Music sensation Rihanna sizzles on the cover of Vanity Fair magazine, November 2015 issue. Photographed under the lens of Annie Leibovitz and styled by Jessica Diehl. For the cover image, the 27-year-old singer posed in Valentino sheer dress from spring/summer 2015 collection, designed by Maria Grazia Chiuri and Pierpaolo Piccioli. Unexpectedly, she recently canceled her performance in the 2015 Victoria’s Secret Fashion Show, stating that she wanted to focus on finishing her new album.
In the inside interview with Vanity Fair she opened up about her career, family, friends and relationship with Chris Brown. Here are the most interesting parts of the interview…

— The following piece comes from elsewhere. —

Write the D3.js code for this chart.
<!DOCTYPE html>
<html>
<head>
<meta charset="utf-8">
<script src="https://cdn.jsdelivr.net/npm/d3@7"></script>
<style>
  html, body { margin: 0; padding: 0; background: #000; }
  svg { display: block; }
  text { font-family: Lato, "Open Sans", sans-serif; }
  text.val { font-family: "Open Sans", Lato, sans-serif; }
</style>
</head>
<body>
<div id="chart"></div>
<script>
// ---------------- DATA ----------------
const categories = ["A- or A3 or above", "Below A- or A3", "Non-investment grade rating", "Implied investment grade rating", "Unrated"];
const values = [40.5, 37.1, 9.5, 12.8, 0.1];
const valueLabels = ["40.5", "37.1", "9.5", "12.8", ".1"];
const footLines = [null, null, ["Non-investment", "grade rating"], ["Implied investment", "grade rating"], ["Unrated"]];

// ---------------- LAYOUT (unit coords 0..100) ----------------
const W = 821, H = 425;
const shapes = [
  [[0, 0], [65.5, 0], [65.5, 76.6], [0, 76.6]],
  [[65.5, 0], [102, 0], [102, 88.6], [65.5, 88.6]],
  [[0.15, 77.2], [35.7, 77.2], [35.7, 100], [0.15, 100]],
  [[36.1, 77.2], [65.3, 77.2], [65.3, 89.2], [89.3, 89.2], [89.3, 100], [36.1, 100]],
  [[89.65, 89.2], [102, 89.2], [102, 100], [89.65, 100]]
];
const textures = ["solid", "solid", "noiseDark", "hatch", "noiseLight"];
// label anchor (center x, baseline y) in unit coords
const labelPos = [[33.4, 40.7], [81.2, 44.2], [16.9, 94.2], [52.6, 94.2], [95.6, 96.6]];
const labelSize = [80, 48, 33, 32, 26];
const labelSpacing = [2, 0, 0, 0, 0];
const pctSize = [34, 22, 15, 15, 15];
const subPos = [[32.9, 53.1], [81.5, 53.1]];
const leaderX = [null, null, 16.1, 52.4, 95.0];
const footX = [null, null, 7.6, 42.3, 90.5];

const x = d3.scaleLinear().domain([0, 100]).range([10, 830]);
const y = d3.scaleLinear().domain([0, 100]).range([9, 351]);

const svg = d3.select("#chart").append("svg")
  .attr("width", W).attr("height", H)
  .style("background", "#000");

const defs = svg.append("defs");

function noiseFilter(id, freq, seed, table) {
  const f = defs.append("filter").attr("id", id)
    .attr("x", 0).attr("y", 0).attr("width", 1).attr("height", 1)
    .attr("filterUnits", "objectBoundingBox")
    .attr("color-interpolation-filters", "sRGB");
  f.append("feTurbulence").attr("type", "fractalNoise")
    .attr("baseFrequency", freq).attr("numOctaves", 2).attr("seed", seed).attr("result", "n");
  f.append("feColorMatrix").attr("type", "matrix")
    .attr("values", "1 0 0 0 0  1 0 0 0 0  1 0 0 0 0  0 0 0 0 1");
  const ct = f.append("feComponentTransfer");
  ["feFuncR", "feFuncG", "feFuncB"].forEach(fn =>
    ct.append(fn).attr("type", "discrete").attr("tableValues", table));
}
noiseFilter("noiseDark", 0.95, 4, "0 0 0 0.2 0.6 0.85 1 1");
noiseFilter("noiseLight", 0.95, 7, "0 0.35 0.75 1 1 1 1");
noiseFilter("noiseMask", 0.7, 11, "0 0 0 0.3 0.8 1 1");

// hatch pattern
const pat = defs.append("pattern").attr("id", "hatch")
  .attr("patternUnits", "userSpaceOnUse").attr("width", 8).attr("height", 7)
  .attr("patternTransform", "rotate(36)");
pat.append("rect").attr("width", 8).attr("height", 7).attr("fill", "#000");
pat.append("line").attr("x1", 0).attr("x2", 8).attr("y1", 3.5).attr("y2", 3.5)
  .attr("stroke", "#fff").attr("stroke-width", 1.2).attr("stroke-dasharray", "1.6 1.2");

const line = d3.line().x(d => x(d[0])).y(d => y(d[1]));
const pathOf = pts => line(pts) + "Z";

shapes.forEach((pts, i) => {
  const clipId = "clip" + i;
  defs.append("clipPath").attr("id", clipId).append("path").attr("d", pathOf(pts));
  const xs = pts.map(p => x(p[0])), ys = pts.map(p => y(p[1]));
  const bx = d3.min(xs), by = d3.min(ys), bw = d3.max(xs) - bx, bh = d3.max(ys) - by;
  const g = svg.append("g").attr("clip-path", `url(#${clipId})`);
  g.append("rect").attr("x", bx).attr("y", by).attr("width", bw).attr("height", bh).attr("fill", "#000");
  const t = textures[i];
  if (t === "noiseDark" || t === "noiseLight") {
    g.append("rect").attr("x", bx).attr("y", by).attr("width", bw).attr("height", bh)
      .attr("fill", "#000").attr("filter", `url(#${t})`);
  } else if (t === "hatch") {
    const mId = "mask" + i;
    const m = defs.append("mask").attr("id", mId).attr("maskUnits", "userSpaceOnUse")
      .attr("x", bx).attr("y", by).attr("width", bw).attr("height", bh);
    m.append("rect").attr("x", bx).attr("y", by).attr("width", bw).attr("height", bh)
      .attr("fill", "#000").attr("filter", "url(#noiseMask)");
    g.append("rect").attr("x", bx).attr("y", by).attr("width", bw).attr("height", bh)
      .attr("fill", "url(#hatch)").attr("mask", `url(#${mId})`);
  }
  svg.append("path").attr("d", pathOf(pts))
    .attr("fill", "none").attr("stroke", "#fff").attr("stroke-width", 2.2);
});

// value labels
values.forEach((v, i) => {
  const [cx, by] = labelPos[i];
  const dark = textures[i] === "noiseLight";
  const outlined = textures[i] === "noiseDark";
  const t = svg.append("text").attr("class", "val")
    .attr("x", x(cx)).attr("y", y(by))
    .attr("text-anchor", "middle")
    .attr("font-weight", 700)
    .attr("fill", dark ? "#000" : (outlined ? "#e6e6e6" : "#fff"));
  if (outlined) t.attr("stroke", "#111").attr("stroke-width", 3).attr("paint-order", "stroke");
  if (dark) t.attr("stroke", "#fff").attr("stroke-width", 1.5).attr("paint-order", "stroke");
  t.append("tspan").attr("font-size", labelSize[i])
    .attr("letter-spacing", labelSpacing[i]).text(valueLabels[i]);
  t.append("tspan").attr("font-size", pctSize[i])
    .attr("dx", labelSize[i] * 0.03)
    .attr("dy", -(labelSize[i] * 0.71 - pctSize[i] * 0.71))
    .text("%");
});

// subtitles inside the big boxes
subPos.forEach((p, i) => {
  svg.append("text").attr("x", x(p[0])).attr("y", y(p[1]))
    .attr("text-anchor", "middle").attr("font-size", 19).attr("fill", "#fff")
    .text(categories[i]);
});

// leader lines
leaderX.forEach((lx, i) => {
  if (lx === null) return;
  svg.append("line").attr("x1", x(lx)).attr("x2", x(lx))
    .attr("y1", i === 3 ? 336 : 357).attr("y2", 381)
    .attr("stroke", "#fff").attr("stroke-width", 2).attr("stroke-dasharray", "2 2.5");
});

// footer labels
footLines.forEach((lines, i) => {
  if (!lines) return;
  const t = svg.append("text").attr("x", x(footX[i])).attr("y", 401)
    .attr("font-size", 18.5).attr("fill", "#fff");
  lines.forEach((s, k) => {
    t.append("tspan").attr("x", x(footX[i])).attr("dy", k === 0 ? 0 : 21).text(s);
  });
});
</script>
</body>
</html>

On thinking she could change Chris Brown: “A hundred percent. I was very protective of him. I felt that people didn’t understand him. Even after … But you know, you realize after a while that in that situation you’re the enemy. You want the best for them, but if you remind them of their failures, or if you remind them of bad moments in their life, or even if you say I’m willing to put up with something, they think less of you—because they know you don’t deserve what they’re going to give. And if you put up with it, maybe you are agreeing that you [deserve]this, and that’s when I finally had to say, ‘Uh-oh, I was stupid thinking I was built for this.’ Sometimes you just have to walk away.. I don’t hate him. I will care about him until the day I die. We’re not friends, but it’s not like we’re enemies. We don’t have much of a relationship now.”

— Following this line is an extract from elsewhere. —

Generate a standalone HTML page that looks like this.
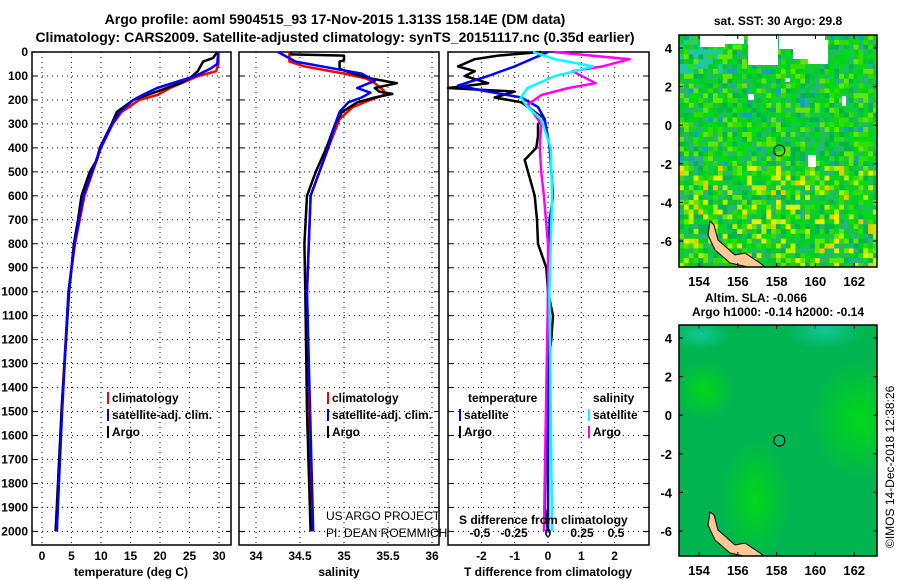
<!DOCTYPE html>
<html><head><meta charset="utf-8"><style>
html,body{margin:0;padding:0;background:#fff;}
svg{display:block;}
text{font-family:"Liberation Sans",sans-serif;font-weight:bold;fill:#000;}
</style></head><body>
<svg id="fig" width="900" height="580" viewBox="0 0 900 580" xmlns="http://www.w3.org/2000/svg">
<text x="335" y="24" font-size="14" text-anchor="middle">Argo profile: aoml 5904515_93 17-Nov-2015 1.313S 158.14E (DM data)</text>
<text x="335" y="42" font-size="14" text-anchor="middle">Climatology: CARS2009. Satellite-adjusted climatology: synTS_20151117.nc (0.35d earlier)</text>
<g id="panels"></g>
<g id="maps"></g>
</svg>
<script>
// ---- data ----
const depthTicks = [0,100,200,300,400,500,600,700,800,900,1000,1100,1200,1300,1400,1500,1600,1700,1800,1900,2000];
const tempTicks = [0,5,10,15,20,25,30];
const salTicks = [34,34.5,35,35.5,36];
const tdiffTicks = [-2,-1,0,1,2];
const sdiffTicks = [-0.5,-0.25,0,0.25,0.5];

const argoTempDepth = [0,25,40,80,110,130,160,200,250,300,400,450,500,600,700,800,1000,1500,2000];
const argoTemp      = [29.7,29,27.3,26.4,25,23.4,20,15.5,12.7,11.8,9.8,9.3,8.1,6.7,6.1,5.4,4.6,3.3,2.3];
const climTempDepth = [0,50,80,100,150,180,200,250,300,400,500,600,800,1000,1500,2000];
const climTemp      = [29.9,29.9,29.5,26.5,21.7,19.5,16.5,13.5,12,10,8.6,7.2,5.6,4.5,3.3,2.5];
const satTempDepth  = [0,50,70,100,150,180,200,250,300,400,500,600,800,1000,1500,2000];
const satTemp       = [29.9,29.7,28.5,26,19.5,17,15.5,13.2,11.9,9.9,8.5,7,5.5,4.5,3.4,2.5];

const argoSalDepth = [0,10,15,35,40,70,90,110,130,150,165,175,190,210,250,300,400,500,600,800,1000,1500,2000];
const argoSal      = [34.4,34.4,35.0,35.0,34.95,34.95,35.1,35.3,35.6,35.35,35.4,35.55,35.35,35.15,34.98,34.9,34.8,34.68,34.58,34.55,34.56,34.58,34.62];
const climSalDepth = [0,40,60,90,110,130,160,180,200,230,280,400,600,1000,2000];
const climSal      = [34.38,34.38,34.55,35.0,35.25,35.35,35.45,35.45,35.3,35.1,34.95,34.82,34.62,34.58,34.63];
const satSalDepth  = [0,40,70,90,120,150,170,190,210,250,300,400,600,1000,2000];
const satSal       = [34.25,34.45,34.9,35.2,35.35,35.15,35.3,35.2,35.05,34.95,34.9,34.82,34.62,34.58,34.65];

const argoTdDepth = [0,15,30,60,80,100,130,150,165,190,210,240,280,300,350,400,450,500,550,600,700,800,900,1000,1100,1200,1300,1500,1900,2000];
const argoTd      = [-0.2,-1.5,-2.2,-2.7,-2.2,-2.5,-1.8,-3.0,-1.0,-1.6,-0.8,-0.5,-0.1,-0.3,-0.3,-0.35,-0.7,-0.6,-0.5,-0.4,-0.33,-0.3,-0.05,0,0.15,0.1,0,-0.05,-0.1,0];
const satTdDepth  = [0,60,100,140,160,190,230,280,400,600,700,1000,2000];
const satTd       = [0,-1.0,-1.8,-2.7,-2.0,-0.8,-0.3,-0.1,0.05,0.15,0.05,0,0];
const argoSdDepth = [0,30,60,80,130,150,180,220,260,300,400,500,600,800,1000,2000];
const argoSd      = [0.04,0.6,0.4,0.18,0.35,0.15,-0.05,-0.15,-0.1,-0.05,-0.06,-0.05,-0.03,0,0,-0.03];
const satSdDepth  = [0,30,60,80,100,150,190,230,280,400,600,1000,2000];
const satSd       = [-0.11,0.05,0.33,0.2,0.05,-0.15,-0.2,-0.15,-0.05,0.02,0.03,0.01,0.03];

const latTicks = [4,2,0,-2,-4,-6];
const lonTicks = [154,156,158,160,162];
const floatLon = 158.14, floatLat = -1.313;

// ---- helpers ----
const NS = "http://www.w3.org/2000/svg";
const panels = document.getElementById('panels');
const maps = document.getElementById('maps');
function mk(tag, attrs, parent){const e=document.createElementNS(NS,tag);for(const k in attrs)e.setAttribute(k,attrs[k]);(parent||panels).appendChild(e);return e;}
const Y0=52, Y1=545;
const yD = d => 52 + d*0.2397;
const P = [
 {x0:32,x1:231,f:v=>42+(v-0)*5.9},
 {x0:239,x1:439,f:v=>256+(v-34)*88},
 {x0:448,x1:649,f:v=>548+v*33.3}
];
const sdX = v => 548 + v*136;

P.forEach((p,i)=>{
  const g=mk('g',{});
  
  
  depthTicks.forEach(d=>{
    const l=mk('line',{x1:p.x0,x2:p.x1,y1:yD(d),y2:yD(d),stroke:'#000','stroke-width':1,'stroke-dasharray':'1,4'},g);
    
    
    mk('line',{x1:p.x0,x2:p.x0+5,y1:yD(d),y2:yD(d),stroke:'#000'},g);
    mk('line',{x1:p.x1-5,x2:p.x1,y1:yD(d),y2:yD(d),stroke:'#000'},g);
  });
  const ticks = i==0?tempTicks:(i==1?salTicks:tdiffTicks);
  ticks.forEach(t=>{
    const x=p.f(t);
    const l=mk('line',{x1:x,x2:x,y1:Y0,y2:Y1,stroke:'#000','stroke-width':1,'stroke-dasharray':'1,4'},g);
    
    
    const tx=mk('text',{x:x,y:560,'font-size':12,'text-anchor':'middle'},g);
    tx.textContent=String(t);
    
    
  });
  const r=mk('rect',{x:p.x0,y:Y0,width:p.x1-p.x0,height:Y1-Y0,fill:'none',stroke:'#000','stroke-width':1.5},g);
  
  
});
depthTicks.forEach(d=>{
  const t=mk('text',{x:28,y:yD(d)+4,'font-size':12,'text-anchor':'end'});
  t.textContent=String(d);
  
  
});
sdiffTicks.forEach(v=>{
  const t=mk('text',{x:sdX(v),y:537,'font-size':12,'text-anchor':'middle'});
  t.textContent=String(v);
  
  
});

function line(depths, vals, fx, color, w, name){
  const pts=depths.map((d,i)=>fx(vals[i]).toFixed(1)+','+yD(d).toFixed(1)).join(' ');
  const e=mk('polyline',{points:pts,fill:'none',stroke:color,'stroke-width':w,'stroke-linejoin':'round'});
  
  
}
line(climTempDepth,climTemp,P[0].f,'#ff0000',2.5,'temp-climatology-line');
line(argoTempDepth,argoTemp,P[0].f,'#000',2.5,'temp-argo-line');
line(satTempDepth,satTemp,P[0].f,'#0000ff',2.5,'temp-satellite-line');
line(climSalDepth,climSal,P[1].f,'#ff0000',2.5,'sal-climatology-line');
line(argoSalDepth,argoSal,P[1].f,'#000',2.5,'sal-argo-line');
line(satSalDepth,satSal,P[1].f,'#0000ff',2.5,'sal-satellite-line');
line(argoTdDepth,argoTd,P[2].f,'#000',2.5,'tdiff-argo-line');
line(satTdDepth,satTd,P[2].f,'#0000ff',2.5,'tdiff-satellite-line');
line(argoSdDepth,argoSd,sdX,'#ff00ff',2.5,'sdiff-argo-line');
line(satSdDepth,satSd,sdX,'#00ffff',2.5,'sdiff-satellite-line');

function legend(x,y,color,label,name){
  mk('rect',{x:x,y:y-10,width:2,height:12,fill:color});
  const t=mk('text',{x:x+5,y:y,'font-size':12});
  t.textContent=label;
  
  
}
legend(107,402,'#ff0000','climatology','legend-climatology-1');
legend(107,419,'#0000ff','satellite-adj. clim.','legend-satellite-1');
legend(107,436,'#000','Argo','legend-argo-1');
legend(327,402,'#ff0000','climatology','legend-climatology-2');
legend(327,419,'#0000ff','satellite-adj. clim.','legend-satellite-2');
legend(327,436,'#000','Argo','legend-argo-2');
let t=mk('text',{x:468,y:402,'font-size':12});t.textContent='temperature';


t=mk('text',{x:593,y:402,'font-size':12});t.textContent='salinity';


legend(459,419,'#0000ff','satellite','legend-t-satellite');
legend(459,436,'#000','Argo','legend-t-argo');
legend(588,419,'#00ffff','satellite','legend-s-satellite');
legend(588,436,'#ff00ff','Argo','legend-s-argo');
t=mk('text',{x:326,y:520,'font-size':12,style:'font-weight:normal'});t.textContent='US ARGO PROJECT';


t=mk('text',{x:326,y:537,'font-size':12,style:'font-weight:normal'});t.textContent='PI: DEAN ROEMMICH';


t=mk('text',{x:459,y:524,'font-size':12});t.textContent='S difference from climatology';


[['temperature (deg C)',131,'temp-axis-title'],['salinity',339,'sal-axis-title'],['T difference from climatology',548,'tdiff-axis-title']].forEach(a=>{
  const e=mk('text',{x:a[1],y:576,'font-size':12,'text-anchor':'middle'});e.textContent=a[0];
  
  
});

// ---- maps ----
function hash(i,j,s){let h=(i*374761393+j*668265263+s*1442695041)|0;h=(h^(h>>>13))*1274126177|0;return ((h^(h>>>16))>>>0)/4294967296;}
const defs=mk('defs',{},maps);
function drawMap(top, lat4, latm6, kind){
  const L=679,R=877,T=top,B=top+(kind==0?232:231);
  const lonX=v=>699+(v-154)*19.4;
  const latY=v=>lat4+(4-v)*(latm6-lat4)/10;
  const cp=mk('clipPath',{id:'clip'+kind},defs);
  mk('rect',{x:L,y:T,width:R-L,height:B-T},cp);
  const outer=mk('g',{},maps);
  
  
  const g=mk('g',{'clip-path':'url(#clip'+kind+')'},outer);
  const cs=4.85;
  if(kind==0){
    const cols=['#00c832','#00d21e','#14c846','#00dc14','#32dc00','#00b450','#28b478','#64e600'];
    for(let i=0;i*cs<R-L;i++)for(let j=0;j*cs<B-T;j++){
      let r=hash(i,j,1);
      let c;
      const yy=j*cs/(B-T);
      if(yy>0.55 && r>0.82) c=(r>0.97?'#f0c800':(r>0.9?'#e6f000':'#b4f000'));
      else if(yy<0.15 && i<9 && r>0.5) c='#1ec8a0';
      else if(r>0.97) c='#14a0c8';
      else c=cols[Math.floor(hash(i,j,2)*8)];
      mk('rect',{x:L+i*cs,y:T+j*cs,width:cs+0.3,height:cs+0.3,fill:c},g);
    }
    [[714,36,30,8],[700,35,25,12],[748,35,30,30],[779,35,46,14],[793,35,22,24],[808,40,20,24],[785,78,5,4],[748,94,6,6],[842,96,4,10],[808,155,8,12]].forEach(w=>mk('rect',{x:w[0],y:w[1],width:w[2],height:w[3],fill:'#fff'},g));
  } else {
    mk('rect',{x:L,y:T,width:R-L,height:B-T,fill:'#00b450'},g);
    const rg=mk('radialGradient',{id:'rg1'},defs);
    mk('stop',{offset:'0','stop-color':'#00dc14','stop-opacity':0.9},rg);
    mk('stop',{offset:'1','stop-color':'#00dc14','stop-opacity':0},rg);
    const rg2=mk('radialGradient',{id:'rg2'},defs);
    mk('stop',{offset:'0','stop-color':'#14c8a0','stop-opacity':0.9},rg2);
    mk('stop',{offset:'1','stop-color':'#14c8a0','stop-opacity':0},rg2);
    mk('ellipse',{cx:860,cy:420,rx:50,ry:60,fill:'url(#rg1)'},g);
    mk('ellipse',{cx:755,cy:500,rx:35,ry:60,fill:'url(#rg1)'},g);
    mk('ellipse',{cx:705,cy:390,rx:30,ry:30,fill:'url(#rg1)'},g);
    mk('ellipse',{cx:825,cy:330,rx:40,ry:20,fill:'url(#rg2)'},g);
    mk('ellipse',{cx:700,cy:335,rx:30,ry:15,fill:'url(#rg2)'},g);
  }
  const isl=[[710,T+(kind==0?186:187)],[714,T+190],[718,T+205],[735,T+220],[745,T+218],[760,T+228],[765,T+232],[748,T+232],[730,T+228],[715,T+215],[708,T+200]];
  mk('polygon',{points:isl.map(p=>p.join(',')).join(' '),fill:'#ffc896',stroke:'#000','stroke-width':1},g);
  mk('rect',{x:L,y:T,width:R-L,height:B-T,fill:'none',stroke:'#000','stroke-width':1.5},outer);
  latTicks.forEach(v=>{
    const y=latY(v);
    mk('line',{x1:L,x2:L+4,y1:y,y2:y,stroke:'#000'},outer);
    mk('line',{x1:R-4,x2:R,y1:y,y2:y,stroke:'#000'},outer);
    const e=mk('text',{x:672,y:y+5,'font-size':13,'text-anchor':'end'},outer);e.textContent=String(v);
    
    
  });
  lonTicks.forEach(v=>{
    const x=lonX(v);
    mk('line',{x1:x,x2:x,y1:T,y2:T+4,stroke:'#000'},outer);
    mk('line',{x1:x,x2:x,y1:B-4,y2:B,stroke:'#000'},outer);
    const e=mk('text',{x:x,y:B+19,'font-size':13,'text-anchor':'middle'},outer);e.textContent=String(v);
    
    
  });
  const c=mk('circle',{cx:lonX(floatLon),cy:latY(floatLat),r:5.5,fill:kind==0?'none':'#14b464',stroke:'#000','stroke-width':1},outer);
  
  
}
drawMap(35,48,241,0);
drawMap(325,338,531,1);
[['sat. SST: 30 Argo: 29.8',778,25,'sst-map-title'],['Altim. SLA: -0.066',756,302,'sla-title'],['Argo h1000: -0.14 h2000: -0.14',778,316,'argo-height-title']].forEach(a=>{
  const e=mk('text',{x:a[1],y:a[2],'font-size':12,'text-anchor':'middle'},maps);e.textContent=a[0];
  
  
});
t=mk('text',{x:0,y:0,'font-size':12,style:'font-weight:normal',transform:'translate(894,548) rotate(-90)'},maps);
t.textContent='©IMOS 14-Dec-2018 12:38:26';


</script>
</body></html>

On her domestic abuse from Chris: “Well, I just never understood that…like how the victim gets punished over and over. It’s in the past, and I don’t want to say ‘Get over it,’ because it’s a very serious thing that is still relevant; it’s still real. A lot of women, a lot of young girls, are still going through it. A lot of young boys too. It’s not a subject to sweep under the rug, so I can’t just dismiss it like it wasn’t anything, or I don’t take it seriously. But, for me, and anyone who’s been a victim of domestic abuse, nobody wants to even remember it. Nobody even wants to admit it. So to talk about it and say it once, much less 200 times, is like … I have to be punished for it? It didn’t sit well with me.”
On how fame has made her lonely: “I mean I get horny, I’m human, I’m a woman, I want to have sex. But what am I going to do—just find the first random cute dude that I think is going to be a great ride for the night and then tomorrow I wake up feeling empty and hollow? He has a great story and I’m like … what am I doing? I can’t do it to myself. I cannot. It has a little bit to do with fame and a lot to do with the woman that I am. And that saves me.”